O Globo, n. 31490, 25/10/2019. País, p. 6

Decisões ‘pró-Lula’ antecipam possíveis derrotas

Sérgio Roxo


As duas recentes manifestações do Ministério Público Federal (MPF) em favor do ex-presidente Lula estão longe de significar uma mudança no rumo da atuação dos procuradores em relação ao líder petista. Os pedidos de progressão para o regime semiaberto de prisão e de anulação da condenação no processo do sítio de Atibaia devem ser lidos apenas como uma estratégia jurídica dos procuradores de se antecipar a possíveis derrotas.

Desde março de 2016, o MPF detém o protagonismo nas investigações contra o ex-presidente. Em setembro do mesmo ano, o Ministério Público apresentou, em coletiva de imprensa, a primeira denúncia criminal contra o petista, por causa do tríplex do Guarujá.

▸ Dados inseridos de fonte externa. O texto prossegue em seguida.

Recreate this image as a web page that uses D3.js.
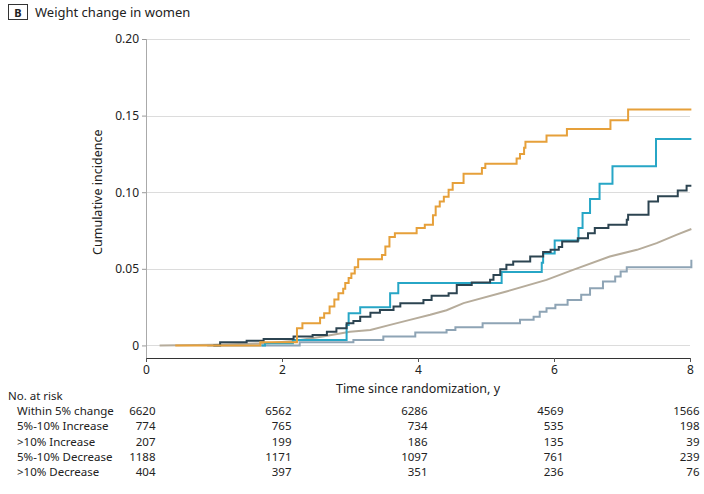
<!DOCTYPE html>
<html>
<head>
<meta charset="utf-8">
<script src="https://cdn.jsdelivr.net/npm/d3@7"></script>
<style>
  body { margin: 0; background: #fff; }
  svg { font-family: "Noto Sans", sans-serif; }
</style>
</head>
<body>
<svg id="chart"></svg>
<script>
// step points [years, cumulative incidence]
const within5 = [[0.2,0],[1.0,0.0005],[1.8,0.0015],[2.2,0.003],[2.6,0.0058],[3.0,0.009],[3.3,0.0101],[3.59,0.0134],[3.88,0.0167],[4.18,0.02],[4.42,0.023],[4.67,0.0276],[5.3,0.0352],[5.89,0.0428],[6.28,0.0493],[6.82,0.058],[7.22,0.0624],[7.51,0.0668],[7.8,0.0722],[8.02,0.076]];
const inc5to10 = [[0.99,0],[1.09,0.002],[1.48,0.003],[1.73,0.0042],[2.17,0.0058],[2.45,0.0068],[2.66,0.009],[2.8,0.0112],[2.95,0.0145],[3.05,0.016],[3.15,0.0188],[3.3,0.0214],[3.44,0.0232],[3.64,0.0254],[3.74,0.0276],[4.08,0.0297],[4.2,0.0324],[4.45,0.034],[4.57,0.0395],[4.79,0.041],[5.06,0.0428],[5.11,0.046],[5.21,0.0498],[5.3,0.0526],[5.4,0.0548],[5.65,0.058],[5.84,0.061],[5.95,0.0625],[6.07,0.0642],[6.12,0.0678],[6.35,0.07],[6.5,0.0733],[6.6,0.0766],[6.8,0.0788],[7.07,0.082],[7.09,0.0853],[7.39,0.094],[7.53,0.0973],[7.82,0.1012],[7.95,0.1042],[8.02,0.1042]];
const incOver10 = [[0.43,0],[1.68,0.002],[2.22,0.0112],[2.3,0.0145],[2.56,0.018],[2.62,0.021],[2.7,0.0254],[2.77,0.03],[2.83,0.0341],[2.9,0.037],[2.93,0.0407],[2.98,0.044],[3.02,0.047],[3.07,0.051],[3.12,0.0563],[3.47,0.059],[3.52,0.0646],[3.58,0.0707],[3.66,0.0733],[3.98,0.0766],[4.1,0.0788],[4.22,0.085],[4.26,0.0907],[4.32,0.094],[4.38,0.097],[4.45,0.1016],[4.51,0.106],[4.67,0.112],[4.94,0.1158],[4.99,0.1186],[5.45,0.122],[5.5,0.125],[5.56,0.129],[5.58,0.133],[5.89,0.137],[6.19,0.1413],[6.83,0.147],[7.09,0.154],[8.02,0.154]];
const dec5to10 = [[0.9,0],[2.26,0.002],[3.05,0.0036],[3.49,0.0058],[3.96,0.0084],[4.42,0.0101],[4.55,0.0119],[4.95,0.0145],[5.5,0.0167],[5.7,0.0188],[5.79,0.022],[5.89,0.0243],[6.02,0.0265],[6.2,0.0297],[6.4,0.033],[6.53,0.0374],[6.72,0.0417],[6.9,0.045],[6.98,0.0482],[7.07,0.0511],[8.02,0.0511],[8.02,0.0559]];
const decOver10 = [[1.7,0],[1.75,0.0014],[2.16,0.0036],[2.95,0.0134],[2.98,0.021],[3.15,0.025],[3.59,0.0341],[3.71,0.0407],[5.23,0.048],[5.82,0.054],[5.84,0.06],[6.01,0.0685],[6.36,0.0766],[6.42,0.0864],[6.53,0.0956],[6.67,0.1056],[6.86,0.1169],[7.5,0.1348],[8.02,0.1348]];

const yTicks = [0, 0.05, 0.10, 0.15, 0.20];
const xTicks = [0, 2, 4, 6, 8];

const riskGroups = ["Within 5% change", "5%-10% Increase", ">10% Increase", "5%-10% Decrease", ">10% Decrease"];
const riskCounts = [
  [6620, 6562, 6286, 4569, 1566],
  [774, 765, 734, 535, 198],
  [207, 199, 186, 135, 39],
  [1188, 1171, 1097, 761, 239],
  [404, 397, 351, 236, 76]
];

const series = [
  { data: within5, color: "#b6ac9b", curve: d3.curveLinear },
  { data: dec5to10, color: "#8ea4b5", curve: d3.curveStepAfter },
  { data: decOver10, color: "#27a6c6", curve: d3.curveStepAfter },
  { data: inc5to10, color: "#2c4451", curve: d3.curveStepAfter },
  { data: incOver10, color: "#e6a03a", curve: d3.curveStepAfter }
];

const W = 704, H = 494;
const svg = d3.select("#chart").attr("width", W).attr("height", H);

const x = d3.scaleLinear().domain([0, 8]).range([146, 690]);
const y = d3.scaleLinear().domain([-0.0082, 0.2]).range([358, 39]);

// title
svg.append("rect")
  .attr("x", 8.5).attr("y", 4.5).attr("width", 19).attr("height", 15)
  .attr("fill", "none").attr("stroke", "#333").attr("stroke-width", 1);
svg.append("text")
  .attr("x", 18).attr("y", 16.5).attr("text-anchor", "middle")
  .style("font-size", "11px").style("font-weight", "bold").attr("fill", "#222")
  .text("B");
svg.append("text")
  .attr("x", 35).attr("y", 17)
  .style("font-size", "13px").attr("fill", "#222")
  .text("Weight change in women");

// grid
svg.append("g")
  .selectAll("line")
  .data(yTicks)
  .join("line")
  .attr("x1", x(0)).attr("x2", x(8))
  .attr("y1", d => Math.round(y(d)) + 0.5).attr("y2", d => Math.round(y(d)) + 0.5)
  .attr("stroke", "#dcdcdc").attr("stroke-width", 1);

// y axis
const yAxis = d3.axisLeft(y)
  .tickValues(yTicks)
  .tickSize(4)
  .tickPadding(3)
  .tickFormat(d => d === 0 ? "0" : d3.format(".2f")(d));
const gy = svg.append("g")
  .attr("transform", `translate(${x(0)},0)`)
  .call(yAxis);
gy.select(".domain").attr("d", `M0.5,${y(0.2)}V${y.range()[0]}`).attr("stroke", "#aaa");
gy.selectAll(".tick line").attr("stroke", "#999");
gy.selectAll(".tick text").style("font-size", "12px").attr("fill", "#222")
  .attr("font-family", "Noto Sans");

svg.append("text")
  .attr("transform", `translate(102,${y(0.1)}) rotate(-90)`)
  .attr("text-anchor", "middle")
  .style("font-size", "12.5px").attr("fill", "#222")
  .text("Cumulative incidence");

// x axis
const xAxis = d3.axisBottom(x)
  .tickValues(xTicks)
  .tickSize(4)
  .tickPadding(3)
  .tickFormat(d3.format("d"));
const gx = svg.append("g")
  .attr("transform", `translate(0,${y.range()[0]})`)
  .call(xAxis);
gx.select(".domain").attr("d", `M${x(0)},0.5H${x(8)}`).attr("stroke", "#333");
gx.selectAll(".tick line").attr("stroke", "#555");
gx.selectAll(".tick text").style("font-size", "12px").attr("fill", "#222")
  .attr("font-family", "Noto Sans");

svg.append("text")
  .attr("x", x(4)).attr("y", 393)
  .attr("text-anchor", "middle")
  .style("font-size", "12.5px").attr("fill", "#222")
  .text("Time since randomization, y");

// curves
const line = d3.line().x(d => x(d[0])).y(d => y(d[1]));
svg.append("g")
  .selectAll("path")
  .data(series)
  .join("path")
  .attr("d", s => line.curve(s.curve)(s.data))
  .attr("fill", "none")
  .attr("stroke", s => s.color)
  .attr("stroke-width", 2)
  .attr("stroke-linejoin", "miter");

// number at risk table
svg.append("text")
  .attr("x", 8).attr("y", 400)
  .style("font-size", "11.5px").attr("fill", "#222")
  .text("No. at risk");

const rowY = d3.scalePoint().domain(riskGroups).range([415, 476]);
const rows = svg.append("g")
  .selectAll("g")
  .data(riskGroups)
  .join("g")
  .attr("transform", d => `translate(0,${rowY(d)})`);

rows.append("text")
  .attr("x", 17)
  .style("font-size", "11.5px").attr("fill", "#222")
  .text(d => d);

rows.selectAll(".num")
  .data((d, i) => riskCounts[i].map((c, j) => ({ c, t: xTicks[j] })))
  .join("text")
  .attr("class", "num")
  .attr("x", d => x(d.t) + 9.5)
  .attr("text-anchor", "end")
  .style("font-size", "11.5px").attr("fill", "#222")
  .text(d => d.c);
</script>
</body>
</html>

Foi atendendo a um pedido dos procuradores que o então juiz Sergio Moro determinou buscas no apartamento de Lula em São Bernardo do Campo e a sua condução coercitiva para prestar depoimento. Em setembro do mesmo ano, o Ministério Público apresentou, em coletiva de imprensa, a primeira denúncia criminal contra o petista, por causa do tríplex do Guarujá. Os procuradores não emitiram nenhum sinal de que alteraram as antigas convicções sobre o líder petista.

Os advogados de Lula enxergaram a estratégia da força-tarefa ao se manifestarem contra os dois pedidos que, em tese, beneficiavam o seu cliente. No entendimento da defesa, o que os procuradores querem é justamente continuar dando as cartas sobre o futuro do ex-presidente.

Por iniciativa da lava-jato

Os aliados do petista avaliam que a força-tarefa, diante de uma iminente liberdade de Lula, atua para que ele deixe a prisão por uma iniciativa da Lava-Jato, e não do Supremo Tribunal Federal (STF). Essa motivação teria feito com que o MPF alertasse a Justiça que o petista poderia trocar a cela pelo semiaberto.

Como parte da estratégia de embate com os procuradores, Lula disse, por meio de uma carta, que não aceitaria “barganha” para obter a liberdade. Seus aliados entendem que uma eventual saída da cadeia poderia fazer com que o STF adiasse os julgamentos que podem beneficiá-lo.

O STF está julgando a legalidade do início do cumprimento da pena após condenação em segunda instância. Além disso, também deve decidir, em breve, sobre recurso em que os advogados de Lula alegam que Moro não atuou com imparcialidade no processo do tríplex. Depois das revelações de conversas de integrantes da Lava-Jato pelo site The Intercept, o sentimento de parte da Corte contra a Lava-Jato ganhou corpo.

Foi atribuído a esse sentimento o julgamento no fim do mês passado no qual o Supremo considerou que os réus devem apresentar suas alegações finais no processo depois dos delatores. A discussão ainda não foi concluída, mas já é certo que Lula será beneficiado no caso do sítio de Atibaia, em que foi condenado a 12 anos e um mês de prisão.

Como não há como escapar de uma decisão nesse sentido em favor do petista nos próximos meses, o procurador da República Maurício Gerum, que atua na segunda instância, pediu anteontem ao TRF-4 que anulasse a condenação. Com seu gesto, o procurador reduziu o tamanho da derrota do MPF e também deve ganhar tempo. A expectativa é que o processo atrase entre nove meses e um ano. Quantos antes o caso voltar a essa fase, mais rápido será julgado novamente.